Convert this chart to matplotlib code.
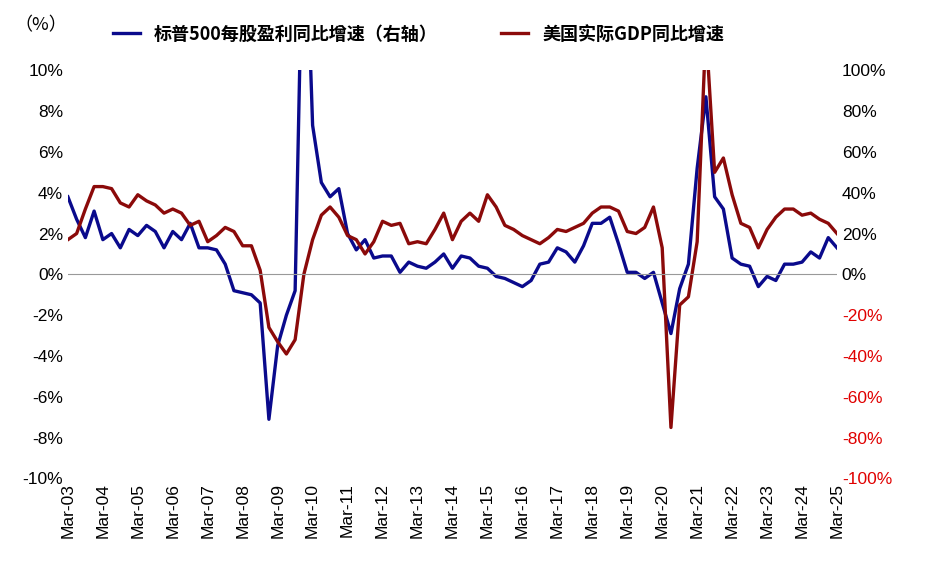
import matplotlib.pyplot as plt
import matplotlib.ticker as mticker
from matplotlib import font_manager

cjk = sorted(set(f.name for f in font_manager.fontManager.ttflist if 'CJK' in f.name))
sans = [n for n in cjk if 'Sans' in n]
cjk_name = ('Noto Sans CJK SC' if 'Noto Sans CJK SC' in cjk else
            (sans[0] if sans else (cjk[0] if cjk else 'DejaVu Sans')))
plt.rcParams['font.family'] = 'sans-serif'
plt.rcParams['font.sans-serif'] = [cjk_name, 'Liberation Sans']

# quarterly, Mar-03 .. Mar-25
gdp = [1.7, 2.0, 3.2, 4.3, 4.3, 4.2, 3.5, 3.3, 3.9, 3.6, 3.4, 3.0,
       3.2, 3.0, 2.4, 2.6, 1.6, 1.9, 2.3, 2.1, 1.4, 1.4, 0.2, -2.6,
       -3.3, -3.9, -3.2, 0.0, 1.7, 2.9, 3.3, 2.8, 1.9, 1.7, 1.0, 1.6,
       2.6, 2.4, 2.5, 1.5, 1.6, 1.5, 2.2, 3.0, 1.7, 2.6, 3.0, 2.6,
       3.9, 3.3, 2.4, 2.2, 1.9, 1.7, 1.5, 1.8, 2.2, 2.1, 2.3, 2.5,
       3.0, 3.3, 3.3, 3.1, 2.1, 2.0, 2.3, 3.3, 1.3, -7.5, -1.5, -1.1,
       1.6, 12.0, 5.0, 5.7, 3.9, 2.5, 2.3, 1.3, 2.2, 2.8, 3.2, 3.2,
       2.9, 3.0, 2.7, 2.5, 2.0]
eps = [38, 27, 18, 31, 17, 20, 13, 22, 19, 24, 21, 13,
       21, 17, 25, 13, 13, 12, 5, -8, -9, -10, -14, -71,
       -35, -20, -8, 200, 73, 45, 38, 42, 20, 12, 17, 8,
       9, 9, 1, 6, 4, 3, 6, 10, 3, 9, 8, 4,
       3, -1, -2, -4, -6, -3, 5, 6, 13, 11, 6, 14,
       25, 25, 28, 15, 1, 1, -2, 1, -14, -29, -7, 5,
       52, 87, 38, 32, 8, 5, 4, -6, -1, -3, 5, 5,
       6, 11, 8, 18, 13]
years = list(range(3, 26))
xlabels = ['Mar-%02d' % y for y in years]

x = list(range(len(gdp)))
fig, ax = plt.subplots(figsize=(9.3, 5.71), dpi=100)
fig.subplots_adjust(left=0.073, right=0.9, top=0.877, bottom=0.162)
ax2 = ax.twinx()

l1, = ax2.plot(x, eps, color='#0a0a8c', lw=2.4, label='标普500每股盈利同比增速（右轴）')
l2, = ax.plot(x, gdp, color='#8b0a0a', lw=2.4, label='美国实际GDP同比增速')
ax.set_zorder(ax2.get_zorder() + 1)
ax.patch.set_visible(False)

ax.set_ylim(-10, 10)
ax2.set_ylim(-100, 100)
ax.set_xlim(0, len(gdp) - 1)
ax.set_yticks(range(-10, 11, 2))
ax2.set_yticks(range(-100, 101, 20))
ax.yaxis.set_major_formatter(mticker.FuncFormatter(lambda v, p: '%d%%' % v))
ax2.yaxis.set_major_formatter(mticker.FuncFormatter(lambda v, p: '%d%%' % v))
for t, v in zip(ax2.get_yticklabels(), range(-100, 101, 20)):
    t.set_color('#e00000' if v < 0 else 'black')
ax.set_xticks(range(0, len(gdp), 4))
ax.set_xticklabels(xlabels, rotation=90)
for a in (ax, ax2):
    a.tick_params(labelsize=12.5, length=0)
    for t in a.get_xticklabels() + a.get_yticklabels():
        t.set_fontfamily('Liberation Sans')
    for s in a.spines.values():
        s.set_visible(False)
ax.axhline(0, color='#999999', lw=0.8)

fig.text(0.015, 0.955, '（%）', fontsize=13, va='center')
fig.legend(handles=[l1, l2], loc='upper center', bbox_to_anchor=(0.45, 0.985), ncol=2,
           frameon=False, prop={'size': 13, 'weight': 'bold'},
           handlelength=1.5, columnspacing=3.5)

fig.savefig('out.png')
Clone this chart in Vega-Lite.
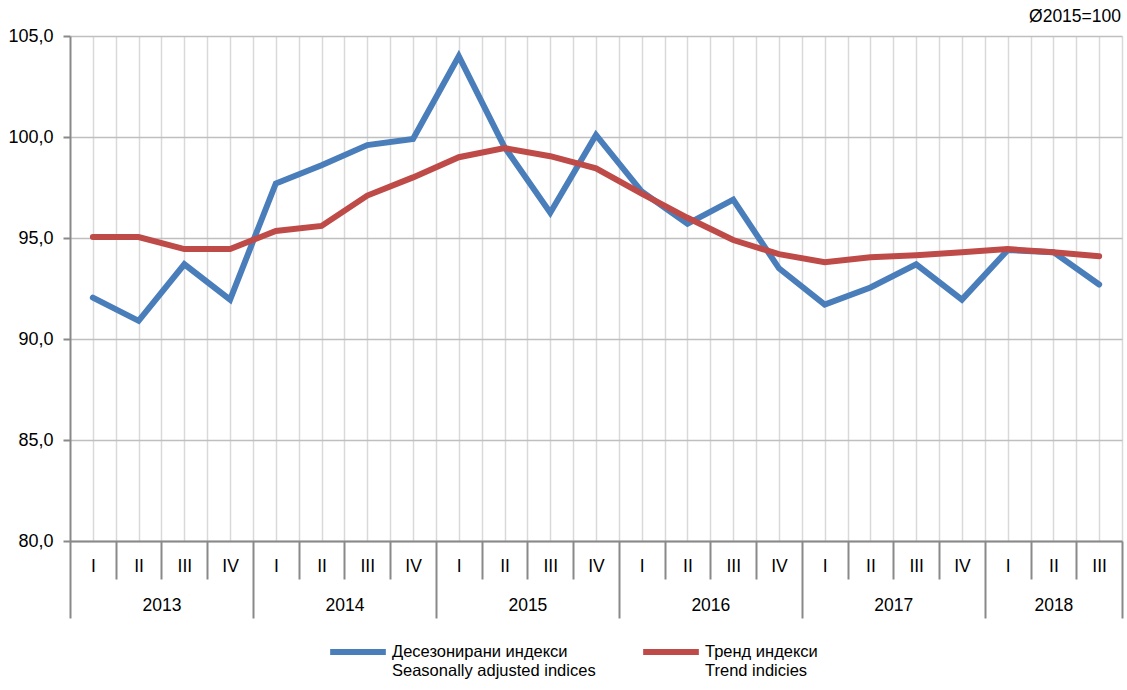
{
  "$schema": "https://vega.github.io/schema/vega-lite/v6.json",
  "width": 1052,
  "height": 505,
  "autosize": {"type": "none"},
  "padding": {"left": 70, "top": 36, "right": 5, "bottom": 149},
  "background": "white",
  "config": {
    "font": "Liberation Sans",
    "view": {"stroke": null},
    "axis": {"labelFont": "Liberation Sans", "labelColor": "#000000", "labelFontSize": 17.5}
  },
  "title": {
    "text": "Ø2015=100",
    "anchor": "end",
    "fontSize": 17.5,
    "fontWeight": "normal",
    "font": "Liberation Sans",
    "color": "#000000",
    "offset": 2,
    "dx": -2
  },
  "datasets": {
    "main": [
      {"i": 0, "year": 2013, "quarter": "I", "series": "sa", "value": 92.05},
      {"i": 1, "year": 2013, "quarter": "II", "series": "sa", "value": 90.9},
      {"i": 2, "year": 2013, "quarter": "III", "series": "sa", "value": 93.7},
      {"i": 3, "year": 2013, "quarter": "IV", "series": "sa", "value": 91.95},
      {"i": 4, "year": 2014, "quarter": "I", "series": "sa", "value": 97.7},
      {"i": 5, "year": 2014, "quarter": "II", "series": "sa", "value": 98.6},
      {"i": 6, "year": 2014, "quarter": "III", "series": "sa", "value": 99.6},
      {"i": 7, "year": 2014, "quarter": "IV", "series": "sa", "value": 99.9},
      {"i": 8, "year": 2015, "quarter": "I", "series": "sa", "value": 104.0},
      {"i": 9, "year": 2015, "quarter": "II", "series": "sa", "value": 99.5},
      {"i": 10, "year": 2015, "quarter": "III", "series": "sa", "value": 96.25},
      {"i": 11, "year": 2015, "quarter": "IV", "series": "sa", "value": 100.1},
      {"i": 12, "year": 2016, "quarter": "I", "series": "sa", "value": 97.3},
      {"i": 13, "year": 2016, "quarter": "II", "series": "sa", "value": 95.7},
      {"i": 14, "year": 2016, "quarter": "III", "series": "sa", "value": 96.9},
      {"i": 15, "year": 2016, "quarter": "IV", "series": "sa", "value": 93.5},
      {"i": 16, "year": 2017, "quarter": "I", "series": "sa", "value": 91.7},
      {"i": 17, "year": 2017, "quarter": "II", "series": "sa", "value": 92.55},
      {"i": 18, "year": 2017, "quarter": "III", "series": "sa", "value": 93.7},
      {"i": 19, "year": 2017, "quarter": "IV", "series": "sa", "value": 91.95},
      {"i": 20, "year": 2018, "quarter": "I", "series": "sa", "value": 94.4},
      {"i": 21, "year": 2018, "quarter": "II", "series": "sa", "value": 94.3},
      {"i": 22, "year": 2018, "quarter": "III", "series": "sa", "value": 92.7},
      {"i": 0, "year": 2013, "quarter": "I", "series": "trend", "value": 95.05},
      {"i": 1, "year": 2013, "quarter": "II", "series": "trend", "value": 95.05},
      {"i": 2, "year": 2013, "quarter": "III", "series": "trend", "value": 94.45},
      {"i": 3, "year": 2013, "quarter": "IV", "series": "trend", "value": 94.45},
      {"i": 4, "year": 2014, "quarter": "I", "series": "trend", "value": 95.35},
      {"i": 5, "year": 2014, "quarter": "II", "series": "trend", "value": 95.6},
      {"i": 6, "year": 2014, "quarter": "III", "series": "trend", "value": 97.1},
      {"i": 7, "year": 2014, "quarter": "IV", "series": "trend", "value": 98.0},
      {"i": 8, "year": 2015, "quarter": "I", "series": "trend", "value": 99.0},
      {"i": 9, "year": 2015, "quarter": "II", "series": "trend", "value": 99.45},
      {"i": 10, "year": 2015, "quarter": "III", "series": "trend", "value": 99.05},
      {"i": 11, "year": 2015, "quarter": "IV", "series": "trend", "value": 98.45},
      {"i": 12, "year": 2016, "quarter": "I", "series": "trend", "value": 97.2},
      {"i": 13, "year": 2016, "quarter": "II", "series": "trend", "value": 96.0},
      {"i": 14, "year": 2016, "quarter": "III", "series": "trend", "value": 94.9},
      {"i": 15, "year": 2016, "quarter": "IV", "series": "trend", "value": 94.2},
      {"i": 16, "year": 2017, "quarter": "I", "series": "trend", "value": 93.8},
      {"i": 17, "year": 2017, "quarter": "II", "series": "trend", "value": 94.05},
      {"i": 18, "year": 2017, "quarter": "III", "series": "trend", "value": 94.15},
      {"i": 19, "year": 2017, "quarter": "IV", "series": "trend", "value": 94.3},
      {"i": 20, "year": 2018, "quarter": "I", "series": "trend", "value": 94.45},
      {"i": 21, "year": 2018, "quarter": "II", "series": "trend", "value": 94.3},
      {"i": 22, "year": 2018, "quarter": "III", "series": "trend", "value": 94.1}
    ]
  },
  "data": {"name": "main"},
  "encoding": {
    "y": {
      "field": "value",
      "type": "quantitative",
      "scale": {"domain": [80, 105], "nice": false, "zero": false},
      "axis": {
        "title": null,
        "values": [80, 85, 90, 95, 100, 105],
        "labelExpr": "replace(format(datum.value, '.1f'), '.', ',')",
        "labelFontSize": 18,
        "labelPadding": 10,
        "tickSize": 7,
        "tickColor": "#898989",
        "tickWidth": 2,
        "domainColor": "#898989",
        "domainWidth": 2,
        "grid": true,
        "gridColor": "#bfbfbf",
        "gridWidth": 1.5
      }
    }
  },
  "layer": [
    {
      "mark": {"type": "line", "strokeWidth": 6, "strokeCap": "round", "strokeJoin": "miter"},
      "encoding": {
        "x": {
          "field": "i",
          "type": "quantitative",
          "scale": {"domain": [-0.5, 22.5], "nice": false, "zero": false},
          "axis": {
            "orient": "bottom",
            "title": null,
            "values": [0, 0.5, 1, 1.5, 2, 2.5, 3, 3.5, 4, 4.5, 5, 5.5, 6, 6.5, 7, 7.5, 8, 8.5, 9, 9.5, 10, 10.5, 11, 11.5, 12, 12.5, 13, 13.5, 14, 14.5, 15, 15.5, 16, 16.5, 17, 17.5, 18, 18.5, 19, 19.5, 20, 20.5, 21, 21.5, 22, 22.5],
            "grid": true,
            "gridColor": "#d9d9d9",
            "gridWidth": 1.5,
            "ticks": false,
            "domain": true,
            "domainColor": "#898989",
            "domainWidth": 2,
            "labelExpr": "datum.value % 1 == 0 ? ['I','II','III','IV'][datum.value % 4] : ''",
            "labelBaseline": "middle",
            "labelPadding": 25,
            "labelFlush": false,
            "labelOverlap": false,
            "labelBound": false
          }
        },
        "color": {
          "field": "series",
          "type": "nominal",
          "scale": {"domain": ["sa", "trend"], "range": ["#4a7ebb", "#be4b48"]},
          "legend": {
            "orient": "none",
            "direction": "horizontal",
            "legendX": 257,
            "legendY": 585,
            "title": null,
            "symbolType": "stroke",
            "symbolSize": 3100,
            "symbolStrokeWidth": 6,
            "labelExpr": "datum.value == 'sa' ? ['Десезонирани индекси', 'Seasonally adjusted indices'] : ['Тренд индекси', 'Trend indicies']",
            "labelFont": "Liberation Sans",
            "labelFontSize": 16.5,
            "labelColor": "#000000",
            "labelOffset": 3,
            "labelLimit": 400,
            "columnPadding": 35
          }
        }
      }
    },
    {
      "mark": {"type": "point", "opacity": 0},
      "encoding": {
        "x": {
          "field": "i",
          "type": "quantitative",
          "scale": {"domain": [-0.5, 22.5], "nice": false, "zero": false},
          "axis": {
            "orient": "bottom",
            "title": null,
            "values": [-0.5, 0.5, 1.5, 2.5, 3.5, 4.5, 5.5, 6.5, 7.5, 8.5, 9.5, 10.5, 11.5, 12.5, 13.5, 14.5, 15.5, 16.5, 17.5, 18.5, 19.5, 20.5, 21.5, 22.5],
            "grid": false,
            "domain": false,
            "labels": false,
            "ticks": true,
            "tickColor": "#898989",
            "tickWidth": 2,
            "tickSize": {"condition": {"test": "(datum.value + 0.5) % 4 == 0 || datum.value == 22.5", "value": 77}, "value": 38}
          }
        }
      }
    },
    {
      "mark": {"type": "point", "opacity": 0},
      "encoding": {
        "x": {
          "field": "i",
          "type": "quantitative",
          "scale": {"domain": [-0.5, 22.5], "nice": false, "zero": false},
          "axis": {
            "orient": "bottom",
            "title": null,
            "values": [1.5, 5.5, 9.5, 13.5, 17.5, 21],
            "grid": false,
            "domain": false,
            "ticks": false,
            "labelExpr": "'' + (2013 + floor(datum.value / 4))",
            "labelBaseline": "middle",
            "labelPadding": 64,
            "labelFlush": false,
            "labelOverlap": false,
            "labelBound": false
          }
        }
      }
    }
  ],
  "resolve": {"scale": {"x": "shared"}, "axis": {"x": "independent"}}
}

**Exercise requirements**.
Leave out the pictures, then repeat the listing above exactly from its first line to the line with "from matplotlib import font_manager", inclusive.

**Complete answer**.
Convert this chart to matplotlib code.
import matplotlib.pyplot as plt
import matplotlib.ticker as mticker
from matplotlib import font_manager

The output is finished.